Figure 3: Qualitative results in different situations—including in-the-wild and demanding sparse input scenarios—demonstrate the stability and photorealism of S2D reconstructions, even with severe input reduction.
Figure 4: Reconstruction quality versus input density, showing S2D's consistent improvement relative to conventional 3DGS, particularly in the low-input regime.
Ablation and Robustness
S2D’s superior performance is attributed to the effectiveness of its dual-guidance fixing and hybrid supervision. Ablation studies validate that artifact removal is strongest when both point cloud and reference texture are integrated through the mixing module, and when optimization benefits from random sample drop with weighted gradients (Figures 4 and 5).
Figure 5: Ablation on artifact removal; dual-guidance mixing with DINO features yields maximal artifact suppression and structural restoration.
Figure 6: Ablations on reconstruction strategy—weighted gradient (WG) and random sample drop (RSD) are key to minimizing inconsistency and preserving high-frequency textures.
Artifact fixer training on synthetic corruptions at varied intensities, and diverse perturbations of 3DGS renderings, ensures resilience to real-world degradation (Figure 7).
Figure 7: Training data with different artifact intensities and perturbation strategies for improving artifact fixer's robustness.
Domain Applications
On driving datasets (Waymo, NuScenes), S2D not only outperforms methods such as DIFIX, StreetCrafter, and video diffusion-based SEVA in both structural quality and FID, but also displays strong scene-level consistency in view extrapolation over long trajectories (Figure 8).
Figure 8: DiffusionGS results and driving scene comparisons—S2D provides perceptually superior reconstructions in complex autonomous driving scenarios.

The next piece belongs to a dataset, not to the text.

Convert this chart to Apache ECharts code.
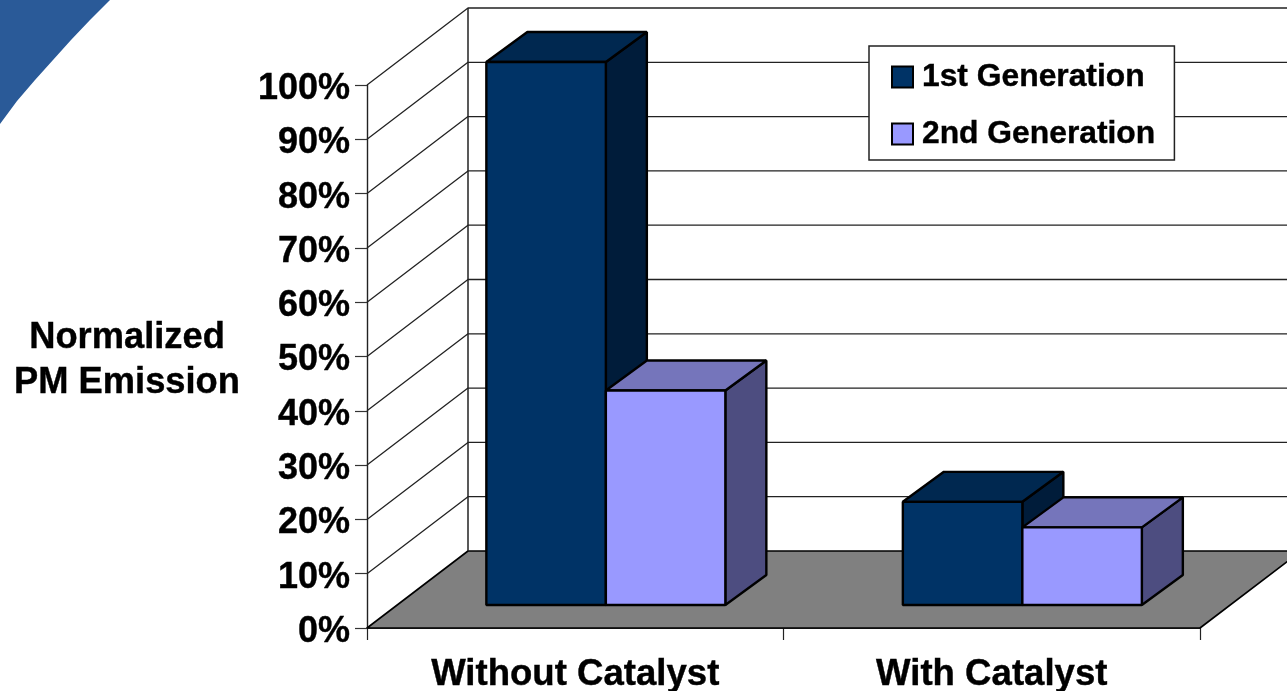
<!DOCTYPE html>
<html>
<head>
<meta charset="utf-8">
<style>html,body{margin:0;padding:0;background:#fff}#chart{width:1287px;height:691px}</style>
<script src="https://cdn.jsdelivr.net/npm/echarts@6/dist/echarts.min.js"></script>
</head>
<body>
<div id="chart"></div>
<script>
// Normalized PM emission by engine generation, with and without catalyst
const categories = ['Without Catalyst', 'With Catalyst'];
const firstGeneration = [100, 19];
const secondGeneration = [39.5, 14.3];
const percentTicks = [10, 20, 30, 40, 50, 60, 70, 80, 90, 100];

const FONT = '"Liberation Sans", Arial, sans-serif';
// Oblique projection of the box: depth of the chart floor and of one bar
const WALL_DX = 101, WALL_DY = -77;
const BAR_DX = 41, BAR_DY = -30;
const BAR_FRONT_DX = 30.6, BAR_FRONT_DY = -23;
const BAR_WIDTH = 119.5;
// Faint outline that thickens the bold labels
const HEAVY_TEXT = { textBorderColor: '#000', textBorderWidth: 0.4 };

function poly(points, fill, stroke, lineWidth) {
  return {
    type: 'polygon',
    shape: { points },
    style: { fill, stroke: stroke || '#000', lineWidth: lineWidth === undefined ? 2.4 : lineWidth, lineJoin: 'bevel' }
  };
}

// A bar drawn as three faces; offset selects its slot in the category band
function boxRenderer(offset, faces) {
  return function (params, api) {
    const top = api.coord([api.value(0), api.value(1)]);
    const base = api.coord([api.value(0), 0]);
    const x0 = top[0] + BAR_FRONT_DX + offset * BAR_WIDTH;
    const x1 = x0 + BAR_WIDTH;
    const yt = top[1] + BAR_FRONT_DY;
    const yb = base[1] + BAR_FRONT_DY;
    return {
      type: 'group',
      children: [
        poly([[x1, yt], [x1 + BAR_DX, yt + BAR_DY], [x1 + BAR_DX, yb + BAR_DY], [x1, yb]], faces.side),
        poly([[x0, yt], [x0 + BAR_DX, yt + BAR_DY], [x1 + BAR_DX, yt + BAR_DY], [x1, yt]], faces.top),
        poly([[x0, yt], [x1, yt], [x1, yb], [x0, yb]], faces.front)
      ]
    };
  };
}

// Gridline running up the side wall and along the back wall
function renderWallLine(params, api) {
  const v = api.value(0);
  const sys = params.coordSys;
  const y = api.coord([0, v])[1];
  const x = sys.x;
  return {
    type: 'polyline',
    shape: { points: [[x, y], [x + WALL_DX, y + WALL_DY], [x + sys.width + WALL_DX, y + WALL_DY]] },
    style: { fill: 'none', stroke: '#222222', lineWidth: 1.3, lineJoin: 'bevel' }
  };
}

function renderFloor(params, api) {
  const sys = params.coordSys;
  const yb = sys.y + sys.height;
  const x = sys.x;
  return {
    type: 'group',
    children: [
      poly([[x, yb], [x + WALL_DX, yb + WALL_DY], [x + sys.width + WALL_DX, yb + WALL_DY], [x + sys.width, yb]], '#808080', '#000', 1.6),
      {
        type: 'line',
        shape: { x1: x + WALL_DX, y1: sys.y + WALL_DY, x2: x + WALL_DX, y2: yb + WALL_DY },
        style: { stroke: '#222222', lineWidth: 1.5 }
      }
    ]
  };
}

const chart = echarts.init(document.getElementById('chart'), null, { renderer: 'canvas' });
chart.setOption({
  animation: false,
  backgroundColor: '#ffffff',
  graphic: [{
    type: 'polygon',
    z: 0,
    shape: { points: [[0, 0], [110, 0], [90, 20], [71, 40], [53, 60], [35, 80], [17, 101], [0, 124]] },
    style: { fill: '#2a5a98' }
  }],
  grid: { left: 367, right: 87, top: 85, bottom: 63, containLabel: false, outerBoundsMode: 'none' },
  legend: {
    show: true,
    orient: 'vertical',
    left: 869,
    top: 46,
    z: 20,
    data: ['1st Generation', '2nd Generation'],
    backgroundColor: '#ffffff',
    borderColor: '#222222',
    borderWidth: 1.5,
    padding: [13, 19, 8, 22],
    itemGap: 21,
    itemWidth: 21,
    itemHeight: 21,
    icon: 'rect',
    selectedMode: false,
    textStyle: Object.assign({ fontFamily: FONT, fontWeight: 'bold', fontSize: 31.8, color: '#000', padding: [0, 0, 0, 4], lineHeight: 36 }, HEAVY_TEXT)
  },
  xAxis: {
    type: 'category',
    data: categories,
    boundaryGap: true,
    axisLine: { show: true, lineStyle: { color: '#000', width: 1.6 } },
    axisTick: { show: true, length: 12, alignWithLabel: false, lineStyle: { color: '#222', width: 1.2 } },
    axisLabel: Object.assign({ interval: 0, margin: 28, fontFamily: FONT, fontWeight: 'bold', fontSize: 36.6, color: '#000' }, HEAVY_TEXT),
    splitLine: { show: false }
  },
  yAxis: {
    type: 'value',
    min: 0,
    max: 100,
    interval: 10,
    name: 'Normalized\nPM Emission',
    nameLocation: 'middle',
    nameRotate: 0,
    nameGap: 240,
    nameTextStyle: Object.assign({ fontFamily: FONT, fontWeight: 'bold', fontSize: 36.3, color: '#000', align: 'center', verticalAlign: 'top', lineHeight: 45, padding: [-41, 0, 0, 0] }, HEAVY_TEXT),
    axisLine: { show: true, lineStyle: { color: '#222', width: 1.4 } },
    axisTick: { show: true, length: 12, lineStyle: { color: '#333', width: 1.2 } },
    // A short line box under a top anchor lowers each label a little below its tick
    axisLabel: Object.assign({ margin: 17, fontFamily: FONT, fontWeight: 'bold', fontSize: 36, color: '#000', formatter: '{value}%', verticalAlign: 'top', lineHeight: 8 }, HEAVY_TEXT),
    splitLine: { show: false }
  },
  series: [
    {
      type: 'custom', name: 'wallLines', silent: true, z: 1, clip: false,
      coordinateSystem: 'cartesian2d',
      data: percentTicks.map(v => [v]),
      encode: { y: 0 },
      renderItem: renderWallLine
    },
    {
      type: 'custom', name: 'floor', silent: true, z: 2, clip: false,
      coordinateSystem: 'cartesian2d',
      data: [[0]],
      encode: { y: 0 },
      renderItem: renderFloor
    },
    {
      type: 'custom', name: '1st Generation', z: 3, clip: false,
      coordinateSystem: 'cartesian2d',
      itemStyle: { color: '#003366', borderColor: '#000', borderWidth: 2 },
      data: firstGeneration.map((v, i) => [i, v]),
      encode: { x: 0, y: 1 },
      renderItem: boxRenderer(-1, { front: '#003366', top: '#002850', side: '#001c3a' })
    },
    {
      type: 'custom', name: '2nd Generation', z: 4, clip: false,
      coordinateSystem: 'cartesian2d',
      itemStyle: { color: '#9999ff', borderColor: '#000', borderWidth: 2 },
      data: secondGeneration.map((v, i) => [i, v]),
      encode: { x: 0, y: 1 },
      renderItem: boxRenderer(0, { front: '#9999ff', top: '#7575bb', side: '#4d4d80' })
    }
  ]
});
</script>
</body>
</html>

Failure Modes and Limitations
Where input images are both extremely sparse and lack discriminative texture, the underlying VFM may yield fragmentary point clouds, degrading guidance quality (Figure 9). However, the modularity of S2D allows for VFM swapping as advances occur.
Figure 9: Example of point cloud under extreme sparse, low-texture condition, illustrating guidance failure case.
Implications and Outlook
S2D demonstrates that explicit 3DGS representations can benefit substantially from generative priors, particularly via strong geometric and textural guidance provided by state-of-the-art diffusion models and visual geometry transformers. The methodology sets a new benchmark for minimal-input 3D reconstruction, lowering data requirements and increasing the practicality of explicit scene representations for simulation, robotics, and VLS systems. The proposed framework anticipates advances in geometric foundation models and denoising networks, being modular enough to integrate improved backbone architectures. Future work may address residual failure cases by integrating learned spatial priors for more robust point cloud estimation and extending cross-attention mechanisms for even stronger structure–texture disentanglement.
Conclusion
S2D establishes a new standard for minimal-input, high-fidelity 3DGS reconstruction by bridging foundation model-derived point clouds and diffusion-based artifact correction, underpinned by a robust hybrid supervision strategy. The approach is empirically validated to surpass prior SOTA in extreme sparse-view settings, generalizes across scene types, and maintains competitive inference efficiency. The practical implication is the substantial broadening of 3DGS use cases under minimal data constraints, with potential to impact autonomous systems, digital twins, and immersive environment construction (2603.10893).